Em fevereiro, a defesa do pai da criança, que está preso preventivamente, requereu a abertura de instrução do processo e pediu a alteração da qualificação do crime, de sequestro para subtração de menor, menos grave, mas os seus argumentos de que Alice estaria em situação de perigo por viver com a mãe não convenceram o tribunal.

Segundo o tribunal, a conduta do arguido configurou "um absurdo injustificado", pelo período de tempo em que privou a menina, na altura com sete anos, de liberdade, ao confiná-la a espaços reduzidos e impedindo-a de frequentar uma escola e de ter convivência social ou contacto com outras crianças.

Durante o "imenso lapso de tempo" em que reteve a menina na Bélgica, com a ajuda da mãe do arguido, que está em prisão domiciliária, Paulo Guiomar terá infligido "maus tratos emocionais" e "instrumentalizado psicologicamente" da criança, ao dizer-lhe que, se a polícia o encontrasse, iria preso.

De acordo com a avaliação psicológica feita à menor, invocada pelo tribunal durante a decisão instrutória hoje proferida, esta continua "muito contida, reservada e ansiosa", apresentando "sentimentos de culpa pela prisão do pai" e um sentimento de autorresponsabilização que "não devia ser forçada a suportar".

O tribunal considera ainda que o ex-agente da Polícia Marítima podia ter acionado qualquer dispositivo legal para resolver a alegada situação de perigo a que menor estaria sujeita, mas, ao invés disso, dificultou a sua localização pelas autoridades e adotou um "comportamento de fugitivo", que só terminou com a sua detenção.

O argumento da defesa de que Alice estaria em perigo, nomeadamente por questões de saúde, devido às frequentes consultas médicas e episódios de assistência em unidades de saúde não convenceu o tribunal, que considerou que a realização de 31 consultas em sete anos - desde que a menina nasceu até ter sido levada para a Bélgica -, "não é, por si só, indicador de um problema de saúde".

Em declarações aos jornalistas, à margem da sessão, o advogado de defesa frisou não concordar com a decisão do tribunal, observando que seria um "ato de coragem" tomar uma decisão diferente e que o tribunal optou por seguir uma "linha mais conservadora".

Ricardo Serrano Vieira continua a considerar que a medida de coação do arguido deveria ter sido alterada para prisão domiciliária, acrescentando que o que aconteceu resulta de um "ato de desespero" do pai, que é, também, em parte, vítima das circunstâncias.

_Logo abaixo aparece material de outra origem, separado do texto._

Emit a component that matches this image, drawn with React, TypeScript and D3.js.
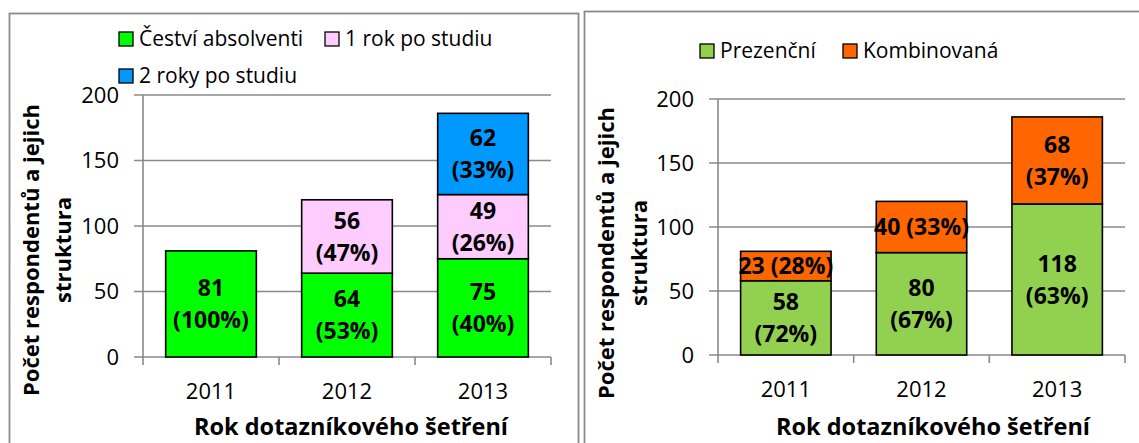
import React from "react";
import * as d3 from "d3";

const years = ["2011", "2012", "2013"];
const yTicks = [0, 50, 100, 150, 200];

// Left chart
const leftSeries = ["Čeství absolventi", "1 rok po studiu", "2 roky po studiu"];
const absolventi = [81, 64, 75];
const rokPo1 = [0, 56, 49];
const rokyPo2 = [0, 0, 62];
const absolventiPct = [100, 53, 40];
const rokPo1Pct = [0, 47, 26];
const rokyPo2Pct = [0, 0, 33];

// Right chart
const rightSeries = ["Prezenční", "Kombinovaná"];
const prezencni = [58, 80, 118];
const kombinovana = [23, 40, 68];
const prezencniPct = [72, 67, 63];
const kombinovanaPct = [28, 33, 37];

const FONT = "'Open Sans', 'DejaVu Sans', sans-serif";
const GRID = "#8a8a8a";

type Seg = { values: number[]; pct: number[]; color: string; single?: boolean[] };

type ChartProps = {
  x0: number; x1: number; y0: number; y200: number;
  segs: Seg[];
  tickLabelX: number;
  yTitleX: [number, number]; yTitleY: number;
  xTitleX: number; xTitleY: number; xLabelY: number;
  legend: { label: string; color: string; sx: number; sy: number }[];
};

function Chart(p: ChartProps) {
  const x = d3.scaleBand<string>().domain(years).range([p.x0, p.x1]).paddingInner(1 / 3).paddingOuter(1 / 6);
  const y = d3.scaleLinear().domain([0, 200]).range([p.y0, p.y200]);
  const step = x.step();
  const bounds = d3.range(years.length + 1).map((i) => p.x0 + i * step);
  const stack = d3.stack<number>().keys(p.segs.map((_, i) => String(i))).value((d, k) => p.segs[+k].values[d]);
  const stacked = stack(d3.range(years.length));
  return (
    <g>
      {yTicks.map((t) => (
        <g key={t}>
          <line x1={p.x0 - 9} x2={p.x1} y1={y(t)} y2={y(t)} stroke={GRID} strokeWidth={1.6} />
          <text x={p.tickLabelX} y={y(t)} dy="0.36em" textAnchor="end" fontSize={22} fontFamily={FONT} fill="#000">{t}</text>
        </g>
      ))}
      <line x1={p.x0} x2={p.x0} y1={p.y200} y2={p.y0} stroke={GRID} strokeWidth={1.6} />
      {bounds.map((b, i) => (
        <line key={i} x1={b} x2={b} y1={p.y0} y2={p.y0 + 8} stroke={GRID} strokeWidth={1.6} />
      ))}
      {stacked.map((layer, si) =>
        layer.map((d, i) => {
          const v = p.segs[si].values[i];
          if (!v) return null;
          const top = y(d[1]);
          const bot = y(d[0]);
          const cx = (x(years[i]) as number) + x.bandwidth() / 2;
          const cy = (top + bot) / 2;
          const single = p.segs[si].single && p.segs[si].single![i];
          return (
            <g key={si + "-" + i}>
              <rect x={x(years[i])} y={top} width={x.bandwidth()} height={bot - top} fill={p.segs[si].color} stroke="#000" strokeWidth={1.6} />
              {single ? (
                <text x={cx} y={cy} dy="0.36em" textAnchor="middle" fontSize={23} fontWeight="bold" fontFamily={FONT} fill="#000">{`${v} (${p.segs[si].pct[i]}%)`}</text>
              ) : (
                <text textAnchor="middle" fontSize={23} fontWeight="bold" fontFamily={FONT} fill="#000">
                  <tspan x={cx} y={cy - 16} dy="0.36em">{v}</tspan>
                  <tspan x={cx} y={cy + 16} dy="0.36em">{`(${p.segs[si].pct[i]}%)`}</tspan>
                </text>
              )}
            </g>
          );
        })
      )}
      {years.map((yr) => (
        <text key={yr} x={(x(yr) as number) + x.bandwidth() / 2} y={p.xLabelY} textAnchor="middle" fontSize={22} fontFamily={FONT} fill="#000">{yr}</text>
      ))}
      <text x={p.xTitleX} y={p.xTitleY} textAnchor="middle" fontSize={23.5} fontWeight="bold" fontFamily={FONT} fill="#000">Rok dotazníkového šetření</text>
      <text transform={`translate(${p.yTitleX[0]},${p.yTitleY}) rotate(-90)`} textAnchor="middle" fontSize={22} fontWeight="bold" fontFamily={FONT} fill="#000">Počet respondentů a jejich</text>
      <text transform={`translate(${p.yTitleX[1]},${p.yTitleY}) rotate(-90)`} textAnchor="middle" fontSize={22} fontWeight="bold" fontFamily={FONT} fill="#000">struktura</text>
      {p.legend.map((l) => (
        <g key={l.label}>
          <rect x={l.sx} y={l.sy} width={14} height={14} fill={l.color} stroke="#000" strokeWidth={1.3} />
          <text x={l.sx + 20} y={l.sy + 13.5} fontSize={21} fontFamily={FONT} fill="#000">{l.label}</text>
        </g>
      ))}
    </g>
  );
}

export default function App() {
  const leftColors = ["#00FF00", "#FFCCFF", "#0099FF"];
  const rightColors = ["#92D050", "#FF6600"];
  return (
    <svg width={1139} height={443} style={{ position: "absolute", left: 0, top: 0, background: "#fff" }}>
      <rect x={0} y={0} width={1139} height={443} fill="#fff" />
      <rect x={9.5} y={13.5} width={569} height={500} fill="none" stroke={GRID} strokeWidth={1.8} />
      <rect x={584.5} y={11.5} width={600} height={500} fill="none" stroke={GRID} strokeWidth={1.8} />
      <Chart
        x0={143} x1={551} y0={357} y200={95}
        segs={[
          { values: absolventi, pct: absolventiPct, color: leftColors[0] },
          { values: rokPo1, pct: rokPo1Pct, color: leftColors[1] },
          { values: rokyPo2, pct: rokyPo2Pct, color: leftColors[2] },
        ]}
        tickLabelX={119}
        yTitleX={[39, 71]} yTitleY={250}
        xTitleX={351} xTitleY={435} xLabelY={399}
        legend={[
          { label: leftSeries[0], color: leftColors[0], sx: 119, sy: 32 },
          { label: leftSeries[1], color: leftColors[1], sx: 325, sy: 32 },
          { label: leftSeries[2], color: leftColors[2], sx: 119, sy: 69 },
        ]}
      />
      <Chart
        x0={718} x1={1125} y0={355} y200={99}
        segs={[
          { values: prezencni, pct: prezencniPct, color: rightColors[0] },
          { values: kombinovana, pct: kombinovanaPct, color: rightColors[1], single: [true, true, false] },
        ]}
        tickLabelX={694}
        yTitleX={[614, 647]} yTitleY={253}
        xTitleX={933} xTitleY={435} xLabelY={397}
        legend={[
          { label: rightSeries[0], color: rightColors[0], sx: 700, sy: 44 },
          { label: rightSeries[1], color: rightColors[1], sx: 843, sy: 44 },
        ]}
      />
    </svg>
  );
}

O advogado referiu ainda que o pai da menina não tem qualquer contacto com a filha, "situação que será discutida em sede própria".

Alice esteve dois anos na Bélgica com o pai, Paulo Guiomar, e a avó, Maria Dolores Guiomar, depois de ter sido alegadamente sequestrada por ambos, em setembro de 2012, após as férias escolares, altura em que a menina deveria ter sido entregue à mãe.

O ex-agente da Polícia Marítima foi ainda acusado de abandono de funções e de detenção ilegal de arma de fogo.